Osijek and Vukovar Croatia (Hrvatska)

Up earlier than normal for a bus ride from Vukovar (where we docked) to Osijek –about ½ hour away. Marina was our guide; a strong-willed, opinionated young woman who wants to become a lawyer, judge and mayor. She explained how difficult it was for the older generation to accept Serbs and Croats living together. The younger generation is more accepting. The Croats have lived there since the 7th century.
Croatia has 20 counties and the capital is Zagreb. Total population is 4 million. 95% are Roman Catholic.

Tito opened the borders in the ‘60s. He gave women the right to vote and women were given the same opportunities as men for employment. They make brandy out of the many fruits in their fertile region. There are still mines in many fields and it will take at least another ten years to clear the areas. The children grow up learning not to run out in fields. They pay 23% VAT. Children go to school in shifts - -a morning shift from 8-1 and then from 1:30-7. They pay for their books and public bus pass to get to school. Fewer and fewer children are being born as the cost to raise them is too high. Books cost approx. $150-300 a year. Average salary is $1000/month. They are known to enjoy life (and nightlife) and there are many night clubs and cafes.

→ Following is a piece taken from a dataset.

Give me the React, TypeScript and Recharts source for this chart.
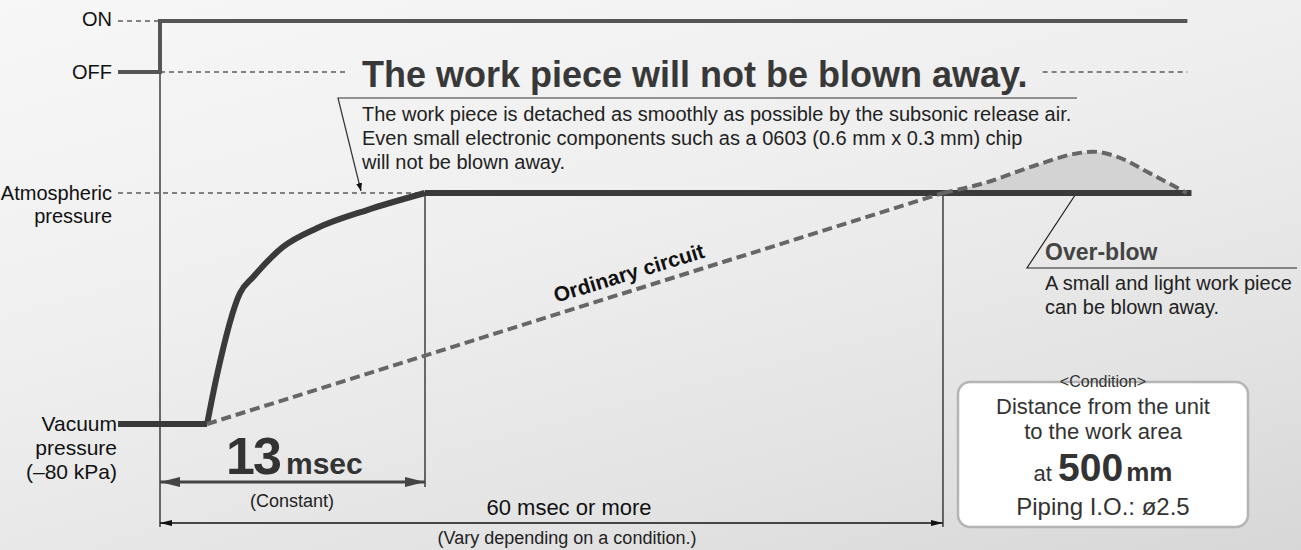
import { ComposedChart, Line, Area, XAxis, YAxis, Customized } from 'recharts';

// time: msec after the release signal, pressure: kPa (gauge), signal: 0 = OFF, 1 = ON
const switchTimes = [-2.06, 0, 0, 50.4];
const switchLevels = [0, 0, 1, 1];

const vacuumHoldTimes = [-2.06, 2.31];
const vacuumHoldPressure = [-80, -80];

const releaseTimes = [2.31, 2.78, 3.92, 4.58, 6.05, 7.69, 10.16, 13];
const releasePressure = [-80, -63.6, -34.7, -29.0, -18.6, -12.2, -5.9, 0];

const atmosphereTimes = [13, 50.6];
const atmospherePressure = [0, 0];

const ordinaryTimes = [2.31, 38.41];
const ordinaryPressure = [-80, 0];

const overBlowTimes = [38.41, 40.39, 43.0, 44.97, 45.78, 46.93, 48.57, 50.37];
const overBlowPressure = [0, 3.35, 9.7, 13.7, 14.3, 12.6, 6.8, 0];

// dashed guide lines
const onGuideTimes = [-2.06, 0];
const offGuideTimes = [0, 9.22];
const offGuideTailTimes = [43.3, 50.4];
const atmGuideTimes = [-2.06, 13];

// thin vertical markers (time, top pressure, bottom pressure)
const markerTimes = [0, 13, 38.41];
const markerTops = [41.9, 0, 0];
const markerBottoms = [-115.7, -101.8, -115.7];

// dimension arrows
const constantSpan = [0, 13];
const totalSpan = [0, 38.41];
const constantLevel = -100.1;
const totalLevel = -114.3;

// layout
const W = 1301;
const H = 550;
const X_ZERO = 160;
const PX_MS = 265 / 13;
const Y_ATM = 193;
const PX_KPA = 231 / 80;
const Y_OFF = 72;
const PX_SIG = 51;

const xDomain = [-X_ZERO / PX_MS, (W - X_ZERO) / PX_MS];
const pDomain = [-(H - Y_ATM) / PX_KPA, Y_ATM / PX_KPA];
const sigDomain = [-(H - Y_OFF) / PX_SIG, 1 + 21 / PX_SIG];

const FONT = "'Liberation Sans', Arial, Helvetica, sans-serif";

const pts = (ts: number[], vs: number[], key = 'p') => ts.map((t, i) => ({ t, [key]: vs[i] }));
const flat = (ts: number[], v: number, key = 'p') => ts.map((t) => ({ t, [key]: v }));

const Annotations = () => (
    <g fontFamily={FONT}>
        <defs>
            <marker id="headBig" viewBox="0 0 20 10" refX="20" refY="5" markerWidth="20" markerHeight="10"
                markerUnits="userSpaceOnUse" orient="auto-start-reverse">
                <path d="M0,0 L20,5 L0,10 z" fill="#444" />
            </marker>
            <marker id="headSmall" viewBox="0 0 12 6" refX="12" refY="3" markerWidth="12" markerHeight="6"
                markerUnits="userSpaceOnUse" orient="auto-start-reverse">
                <path d="M0,0 L12,3 L0,6 z" fill="#111" />
            </marker>
            <marker id="headThin" viewBox="0 0 8 6" refX="8" refY="3" markerWidth="8" markerHeight="6"
                markerUnits="userSpaceOnUse" orient="auto">
                <path d="M0,0 L8,3 L0,6 z" fill="#111" />
            </marker>
        </defs>

        <g fontSize={20} fill="#111" textAnchor="end">
            <text x={112} y={26}>ON</text>
            <text x={112} y={79}>OFF</text>
            <text x={112} y={200}>Atmospheric</text>
            <text x={112} y={223}>pressure</text>
        </g>
        <g fontSize={21} fill="#111" textAnchor="end">
            <text x={117} y={431}>Vacuum</text>
            <text x={117} y={455}>pressure</text>
            <text x={117} y={479}>(–80 kPa)</text>
        </g>

        <text x={362} y={87} fontSize={36} fontWeight="bold" fill="#383838">
            The work piece will not be blown away.
        </text>
        <polyline points="1077,98 338,98 361,191" fill="none" stroke="#333" strokeWidth={1.2}
            markerEnd="url(#headThin)" />
        <g fontSize={20} fill="#222">
            <text x={362} y={121}>The work piece is detached as smoothly as possible by the subsonic release air.</text>
            <text x={362} y={145}>Even small electronic components such as a 0603 (0.6 mm x 0.3 mm) chip</text>
            <text x={362} y={169}>will not be blown away.</text>
        </g>

        <text transform="translate(631,280) rotate(-17)" textAnchor="middle" fontSize={21} fontWeight="bold" fill="#111">
            Ordinary circuit
        </text>

        <text x={226} y={474} fontSize={52} fontWeight="bold" fill="#333" letterSpacing={-2}>13</text>
        <text x={286} y={474} fontSize={30} fontWeight="bold" fill="#333">msec</text>
        <text x={292} y={507} fontSize={18} fill="#222" textAnchor="middle">(Constant)</text>
        <text x={569} y={515} fontSize={22} fill="#111" textAnchor="middle">60 msec or more</text>
        <text x={567} y={544} fontSize={18} fill="#222" textAnchor="middle">(Vary depending on a condition.)</text>

        <polyline points="1087,177 1027,268 1297,268" fill="none" stroke="#222" strokeWidth={1.2} />
        <circle cx={1087} cy={177} r={2.5} fill="#111" />
        <text x={1045} y={260} fontSize={23} fontWeight="bold" fill="#444">Over-blow</text>
        <text x={1045} y={290} fontSize={20} fill="#222">A small and light work piece</text>
        <text x={1045} y={314} fontSize={20} fill="#222">can be blown away.</text>

        <rect x={958} y={382} width={290} height={145} rx={12} fill="#fff" stroke="#b4b4b4" strokeWidth={2.5} />
        <g textAnchor="middle" fill="#333">
            <text x={1103} y={387} fontSize={16}>&lt;Condition&gt;</text>
            <text x={1103} y={414} fontSize={22}>Distance from the unit</text>
            <text x={1103} y={439} fontSize={22}>to the work area</text>
            <text x={1103} y={481} fontSize={22}>
                at <tspan fontSize={39} fontWeight="bold">500</tspan>
                <tspan fontSize={26} fontWeight="bold" dx={3}>mm</tspan>
            </text>
            <text x={1103} y={515} fontSize={24}>Piping I.O.: ø2.5</text>
        </g>
    </g>
);

export default function App() {
    const guide = { stroke: '#111', strokeWidth: 1.2, strokeDasharray: '5 4', dot: false, activeDot: false, isAnimationActive: false };

    return (
        <div
            style={{
                position: 'absolute',
                left: 0,
                top: 0,
                width: W,
                height: H,
                background: 'linear-gradient(165deg, #f7f7f7 0%, #efefef 40%, #e3e3e3 75%, #d7d7d7 100%)'
            }}
        >
            <ComposedChart width={W} height={H} margin={{ top: 0, right: 0, bottom: 0, left: 0 }}>
                <XAxis type="number" dataKey="t" domain={xDomain} allowDataOverflow hide />
                <YAxis yAxisId="p" type="number" domain={pDomain} allowDataOverflow hide />
                <YAxis yAxisId="sig" type="number" domain={sigDomain} allowDataOverflow hide />

                {/* guides */}
                <Line yAxisId="sig" data={flat(onGuideTimes, 1, 'v')} dataKey="v" type="linear" {...guide} />
                <Line yAxisId="sig" data={flat(offGuideTimes, 0, 'v')} dataKey="v" type="linear" {...guide} />
                <Line yAxisId="sig" data={flat(offGuideTailTimes, 0, 'v')} dataKey="v" type="linear" {...guide} />
                <Line yAxisId="p" data={flat(atmGuideTimes, 0)} dataKey="p" type="linear" {...guide} />

                {/* thin vertical markers */}
                {markerTimes.map((t, i) => (
                    <Line key={`m${i}`} yAxisId="p" data={[{ t, p: markerTops[i] }, { t, p: markerBottoms[i] }]}
                        dataKey="p" type="linear" stroke="#111" strokeWidth={1.2} dot={false} activeDot={false}
                        isAnimationActive={false} />
                ))}

                {/* dimension arrows */}
                <Line yAxisId="p" data={flat(constantSpan, constantLevel)} dataKey="p" type="linear"
                    stroke="#444" strokeWidth={3} dot={false} activeDot={false} isAnimationActive={false}
                    markerStart="url(#headBig)" markerEnd="url(#headBig)" />
                <Line yAxisId="p" data={flat(totalSpan, totalLevel)} dataKey="p" type="linear"
                    stroke="#111" strokeWidth={1.5} dot={false} activeDot={false} isAnimationActive={false}
                    markerStart="url(#headSmall)" markerEnd="url(#headSmall)" />

                {/* over-blow of the ordinary circuit */}
                <Area yAxisId="p" data={pts(overBlowTimes, overBlowPressure)} dataKey="p" type="monotone"
                    baseValue={0} fill="#d3d3d3" fillOpacity={1} stroke="none" isAnimationActive={false}
                    activeDot={false} />

                {/* subsonic release */}
                <Line yAxisId="p" data={pts(atmosphereTimes, atmospherePressure)} dataKey="p" type="linear"
                    stroke="#3a3a3a" strokeWidth={6} dot={false} activeDot={false} isAnimationActive={false} />
                <Line yAxisId="p" data={pts(vacuumHoldTimes, vacuumHoldPressure)} dataKey="p" type="linear"
                    stroke="#3a3a3a" strokeWidth={6} dot={false} activeDot={false} isAnimationActive={false} />
                <Line yAxisId="p" data={pts(releaseTimes, releasePressure)} dataKey="p" type="monotone"
                    stroke="#3a3a3a" strokeWidth={6} dot={false} activeDot={false} isAnimationActive={false} />

                {/* ordinary circuit */}
                <Line yAxisId="p" data={pts(ordinaryTimes, ordinaryPressure)} dataKey="p" type="linear"
                    stroke="#666" strokeWidth={4} strokeDasharray="10 5" dot={false} activeDot={false}
                    isAnimationActive={false} />
                <Line yAxisId="p" data={pts(overBlowTimes, overBlowPressure)} dataKey="p" type="monotone"
                    stroke="#666" strokeWidth={4} strokeDasharray="10 5" dot={false} activeDot={false}
                    isAnimationActive={false} />

                {/* release signal */}
                <Line yAxisId="sig" data={pts(switchTimes, switchLevels, 'v')} dataKey="v" type="linear"
                    stroke="#555" strokeWidth={4} dot={false} activeDot={false} isAnimationActive={false} />

                <Customized component={Annotations} />
            </ComposedChart>
        </div>
    );
}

Osijek is in the far north-eastern corner of Croatia on the Drava River. We walked by the Tvrdja fortress, on the Drava River, and then had a drink (I tried the Croatian beer) by the river at a new Hotel Osijek. Mom and I walked to the Urania movie theatre that had a façade like a whale’s tusks. The Turks were here in the Middle Ages and built one of the wonders of the world – the longest wooden bridge – which was approx. 5 miles long over the river and marsh lands around the 1500s. We toured the neo-Gothic Cathedral of St. Peter and St. Paul. Osijek also suffered during the 9 month bombardment of the Yugoslav war and there are scars around the city with caved in roofs and dilapidated buildings. Under the main square, they had a shopping mall and we walked quickly through the shops. Women seem to be wearing boots – high and short heels and very decorative. We’ll see if they come to the USA.

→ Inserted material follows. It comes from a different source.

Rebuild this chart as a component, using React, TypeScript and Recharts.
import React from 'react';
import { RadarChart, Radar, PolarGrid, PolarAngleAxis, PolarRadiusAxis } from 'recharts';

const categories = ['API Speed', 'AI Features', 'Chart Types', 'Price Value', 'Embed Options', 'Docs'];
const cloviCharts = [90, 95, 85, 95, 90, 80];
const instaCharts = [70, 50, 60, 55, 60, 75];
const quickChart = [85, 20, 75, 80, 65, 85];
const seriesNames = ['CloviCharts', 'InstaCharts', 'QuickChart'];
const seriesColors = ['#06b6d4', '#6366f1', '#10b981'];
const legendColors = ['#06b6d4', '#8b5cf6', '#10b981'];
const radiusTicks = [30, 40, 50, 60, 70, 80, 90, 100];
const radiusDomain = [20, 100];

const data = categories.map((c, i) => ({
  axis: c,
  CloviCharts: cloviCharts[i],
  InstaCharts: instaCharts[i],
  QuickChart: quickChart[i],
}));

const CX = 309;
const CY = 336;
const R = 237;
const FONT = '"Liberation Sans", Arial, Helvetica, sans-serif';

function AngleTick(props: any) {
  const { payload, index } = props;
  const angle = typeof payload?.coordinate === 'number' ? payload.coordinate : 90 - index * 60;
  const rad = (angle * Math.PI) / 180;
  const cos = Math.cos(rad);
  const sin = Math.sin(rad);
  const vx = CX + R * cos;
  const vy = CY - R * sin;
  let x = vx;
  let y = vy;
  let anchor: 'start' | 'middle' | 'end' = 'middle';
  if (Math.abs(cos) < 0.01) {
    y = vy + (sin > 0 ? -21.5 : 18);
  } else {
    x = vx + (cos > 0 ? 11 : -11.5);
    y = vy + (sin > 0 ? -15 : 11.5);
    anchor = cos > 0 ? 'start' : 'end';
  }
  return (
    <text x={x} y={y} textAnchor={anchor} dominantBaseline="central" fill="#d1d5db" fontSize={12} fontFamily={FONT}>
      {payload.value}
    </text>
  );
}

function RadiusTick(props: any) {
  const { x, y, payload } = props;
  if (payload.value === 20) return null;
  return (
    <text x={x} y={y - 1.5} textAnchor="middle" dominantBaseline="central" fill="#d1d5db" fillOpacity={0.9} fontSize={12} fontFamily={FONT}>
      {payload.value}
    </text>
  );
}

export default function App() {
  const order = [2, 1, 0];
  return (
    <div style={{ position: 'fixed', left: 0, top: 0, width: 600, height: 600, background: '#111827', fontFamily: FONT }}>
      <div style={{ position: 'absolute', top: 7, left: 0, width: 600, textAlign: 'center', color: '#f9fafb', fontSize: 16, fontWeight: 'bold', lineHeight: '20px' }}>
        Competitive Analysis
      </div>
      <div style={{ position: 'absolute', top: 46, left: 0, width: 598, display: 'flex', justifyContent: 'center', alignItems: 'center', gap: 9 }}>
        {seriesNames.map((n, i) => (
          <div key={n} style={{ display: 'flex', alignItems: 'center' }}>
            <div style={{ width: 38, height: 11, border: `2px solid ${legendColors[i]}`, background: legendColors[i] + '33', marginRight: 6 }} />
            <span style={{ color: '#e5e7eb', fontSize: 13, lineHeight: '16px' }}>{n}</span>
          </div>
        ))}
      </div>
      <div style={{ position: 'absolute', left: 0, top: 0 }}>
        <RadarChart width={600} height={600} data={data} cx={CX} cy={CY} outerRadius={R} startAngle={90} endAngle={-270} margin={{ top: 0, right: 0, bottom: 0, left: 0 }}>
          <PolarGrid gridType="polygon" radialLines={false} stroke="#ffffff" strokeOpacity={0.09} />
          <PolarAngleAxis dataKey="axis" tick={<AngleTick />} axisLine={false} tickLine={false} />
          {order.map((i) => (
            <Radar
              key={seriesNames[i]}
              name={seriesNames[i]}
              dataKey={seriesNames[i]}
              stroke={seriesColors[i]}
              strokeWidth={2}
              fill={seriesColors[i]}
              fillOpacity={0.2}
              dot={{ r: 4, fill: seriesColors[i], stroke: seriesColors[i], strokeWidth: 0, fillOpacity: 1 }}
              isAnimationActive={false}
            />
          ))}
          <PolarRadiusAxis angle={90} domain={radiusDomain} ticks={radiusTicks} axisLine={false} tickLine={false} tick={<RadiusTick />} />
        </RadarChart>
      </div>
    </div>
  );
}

We walked with our new guide, Lorena around Vukovar, a once beautiful town. Until 1991 it was a prosperous town with a quaint Baroque center and a successful manufacturing industry of Borovo shoes and vegetables. There are many large grain silos in the flat plains surrounding the city. However, due to its proximity to the Serbian border there was a war between the Croats and Serbs for 90 days that left the city in ruin. 30,000 houses were destroyed. Bullet holes in the doors and building walls and destroyed houses and businesses are still littered throughout the streets. They are slowly rebuilding and renovating but there is at least one building on each street that needs renovation. The unemployment is 32% and many young people have not returned to their city after being educated elsewhere since there are no jobs. We walked to see the ruined Eltz Palace (owned by a land owning family) and the new Hotel Lav, the Franciscan Monastery and the water tower, which will not be renovated and will remain the symbol of what the city has survived. Mr. Lavoslav Ruzicka, won the Nobel prize in 1939 for his work in chemistry, and we passed his residence. We saw the Chapel of St. Roka, where they prayed to survive the plague.

Ruins from 3000BC were found down river, including proof of copper processing. Romans lived here and the area is known for their vineyards. They also sell a “frozen” wine where the berries are picked at -5 degrees Celsius to make a sweeter wine. Some of their wine was served when Queen Elizabeth II was crowned. Croatia became independent in 1991.